There are studies by very credible economists of both political parties, which I have written about in detail, that show that tax cuts and increases have a multiplier of as much as three as to their effects (Romer, as an example). An average estimate would give you something like a multiplier of two.

I have read no studies based on actual statistics (and not some untested theory) that suggests that taxes have a neutral effect. To suggest taxes have no effect on the economy makes for good sound bites, and is nice in theory, but the studies of actual statistics simply do not support that idea. Increasing the taxes on the rich may be "fair," but it is not GDP-neutral.

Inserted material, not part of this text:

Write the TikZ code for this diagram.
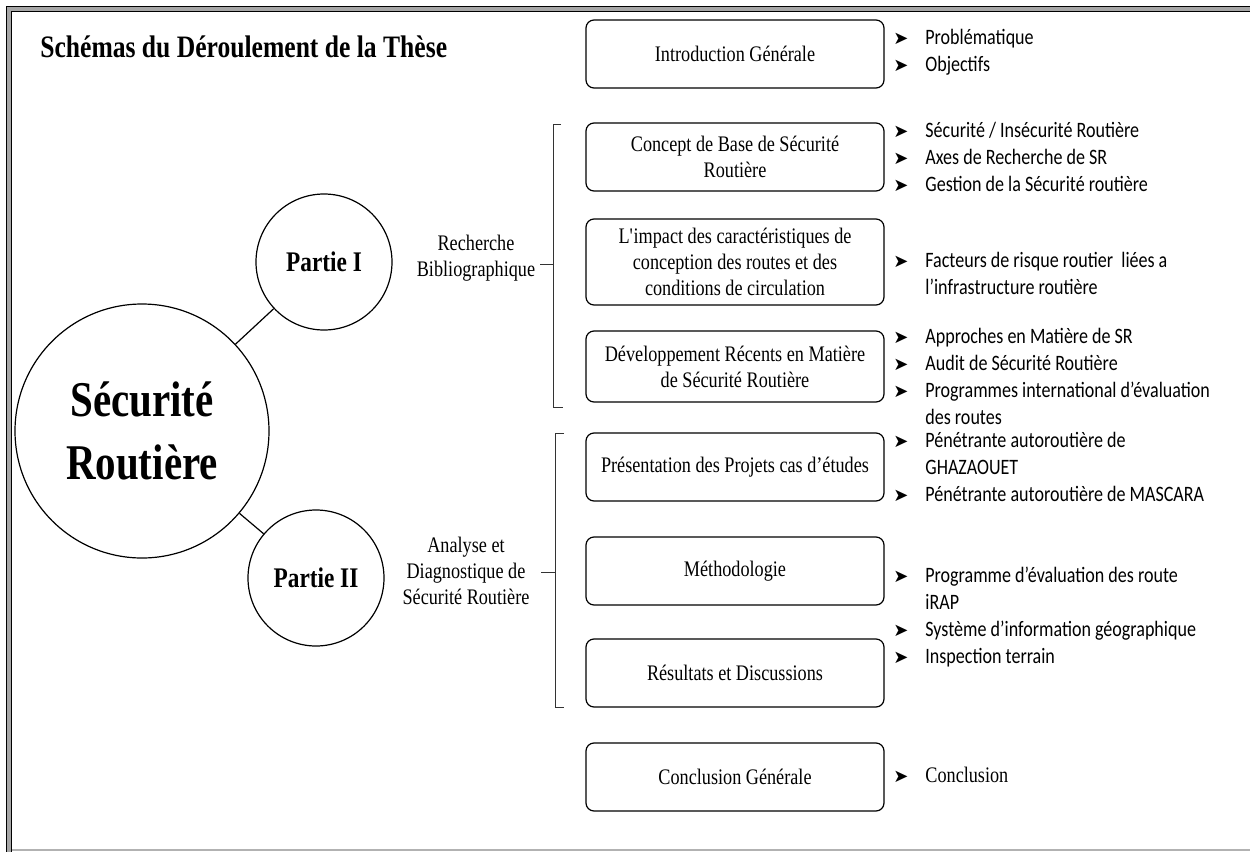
\documentclass[tikz,border=0pt]{standalone}
\usepackage{fontspec}
\setmainfont{Liberation Serif}[FakeStretch=0.82]
\newfontfamily\calibri{Carlito}[FakeStretch=0.82]
\newfontfamily\dingfont{DejaVu Sans}
\newcommand{\puce}{\makebox[16pt][l]{\dingfont\fontsize{9}{9}\selectfont ➤}}
\newcommand{\suite}{\hspace*{16pt}}

\begin{document}
\begin{tikzpicture}[x=0.5pt,y=-0.5pt,
   cadre/.style={draw,line width=0.6pt,rounded corners=4pt,minimum width=149pt,
     minimum height=34pt,align=center,inner sep=2pt,font=\fontsize{11.1}{13}\selectfont},
   partie/.style={draw,circle,line width=0.6pt,minimum size=68pt,inner sep=0pt,
     font=\bfseries\fontsize{14.2}{16}\selectfont},
   liste/.style={anchor=west,align=left,inner sep=0pt,font=\calibri\fontsize{11}{13.5}\selectfont},
   etiq/.style={align=center,inner sep=0pt,font=\fontsize{11.1}{13}\selectfont},
   crochet/.style={line width=0.5pt,black!80}]

   \useasboundingbox (0,0) rectangle (1250,852);
   % cadre de la page
   \draw[line width=0.5pt,double=gray!70,double distance=2pt] (9,852) -- (9,9) -- (1250,9);
   \draw[gray!60,line width=1pt] (12,850) -- (1250,850);

   \node[anchor=west,inner sep=0pt,font=\bfseries\fontsize{15.6}{18}\selectfont] (titre) at (40,47)
     {Schémas du Déroulement de la Thèse};

   % les parties
   \node[draw,circle,line width=0.6pt,minimum size=127pt,inner sep=0pt,align=center,
     font=\bfseries\fontsize{25}{31.5}\selectfont] (sr) at (142,431) {Sécurité\\Routière};
   \node[partie] (p1) at (324,262) {Partie I};
   \node[partie] (p2) at (316,578) {Partie II};
   \foreach \p in {p1,p2}
    \draw[line width=0.6pt] (sr) -- (\p);

   \node[etiq] (rb) at (476,258) {Recherche\\Bibliographique};
   \node[etiq] (ad) at (466,571) {Analyse et\\Diagnostique de\\Sécurité Routière};

   % accolades
   \draw[crochet] (561,124) -- (553,124) -- (553,407) -- (563,407);
   \draw[crochet] (540,264) -- (553,264);
   \draw[crochet] (564,433) -- (555,433) -- (555,707) -- (564,707);
   \draw[crochet] (541,572) -- (555,572);

   % chapitres
   \node[cadre] (intro) at (735,54) {Introduction Générale};
   \node[cadre] (concept) at (735,157) {Concept de Base de Sécurité\\Routière};
   \node[cadre,minimum height=43pt] (impact) at (735,262)
     {L\textquotesingle impact des caractéristiques de\\conception des routes et des\\conditions de circulation};
   \node[cadre,minimum height=35.5pt] (dev) at (735,366.5)
     {Développement Récents en Matière\\de Sécurité Routière};
   \node[cadre] (pres) at (735,467) {Présentation des Projets cas d’études};
   \node[cadre] (metho) at (735,571) {Méthodologie};
   \node[cadre] (res) at (735,673) {Résultats et Discussions};
   \node[cadre] (concl) at (735,777) {Conclusion Générale};

   % contenus
   \node[liste] (lintro) at (893,52.5) {\puce Problématique\\\puce Objectifs};
   \node[liste] (lconcept) at (893,157)
     {\puce Sécurité / Insécurité Routière\\\puce Axes de Recherche de SR\\\puce Gestion de la Sécurité routière};
   \node[liste] (limpact) at (893,273.5)
     {\puce Facteurs de risque routier\ \ liées a\\\suite l’infrastructure routière};
   \node[liste] (ldev) at (893,376)
     {\puce Approches en Matière de SR\\\puce Audit de Sécurité Routière\\\puce Programmes international d’évaluation\\\suite des routes};
   \node[liste] (lpres) at (893,466.5)
     {\puce Pénétrante autoroutière de\\\suite GHAZAOUET\\\puce Pénétrante autoroutière de MASCARA};
   \node[liste] (lmetho) at (893,617)
     {\puce Programme d’évaluation des route\\\suite iRAP\\\puce Système d’information géographique\\\puce Inspection terrain};
   \node[liste,font=\fontsize{11.1}{13}\selectfont] (lconcl) at (893,775) {\puce Conclusion};
\end{tikzpicture}
\end{document}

Kennedy, Reagan, and Bush cut taxes, and the economy grew and more taxes were collected in total within a few years. But we are no longer able to cut marginal income tax rates and borrow to pay the deficit, waiting for growth to happen to make the cuts "pay for themselves."

We have simply borrowed too much. We are close to the limit. We must find other options.

Some taxes appear to have less effect on economic growth, although I cannot argue that we have enough data points or serious academic studies to prove it. Reagan cut marginal income tax rates in 1986, but paid for it by getting rid of numerous tax deductions, so the overall affect was revenue-neutral. But the economy sure did grow after that.

People (at least US citizens) clearly adjust their spending, investments, and incomes in response to marginal income tax rates. I am not arguing "fair share" or the morality of income distribution, simply observing a fact.

The principle is if you want more of something, then lower the taxes on whatever it is, and vice versa. If you want to increase overall national income (again, not talking about the fairness or how it is distributed), then tax it less.

This idea is not radical. Rather, it is well accepted by nearly all political types. Congress (both parties) has passed more than 3,000 laws giving tax breaks to encourage certain types of economic behavior they deem to be good. Mortgage interest-rate deductions, charitable deductions, tax breaks for married couples and children, and so on down to very minor and industry-specific breaks. They all assume that taxes affect behavior.

Some level of government spending is necessary, although what is necessary by one person's lights may be seen as a waste by another. But governments should provide for the common need what a free market would not do. Defense, as an example.

Is health care a common right? A majority of voters certainly think so. Education? Roads? Regulations on certain industries? Again, a serious majority of voters think so.

One might argue for something less, and certainly Ron Paul does so rather well—with a growing following over the years I have known him. But such a vision is not politically feasible in the next four years.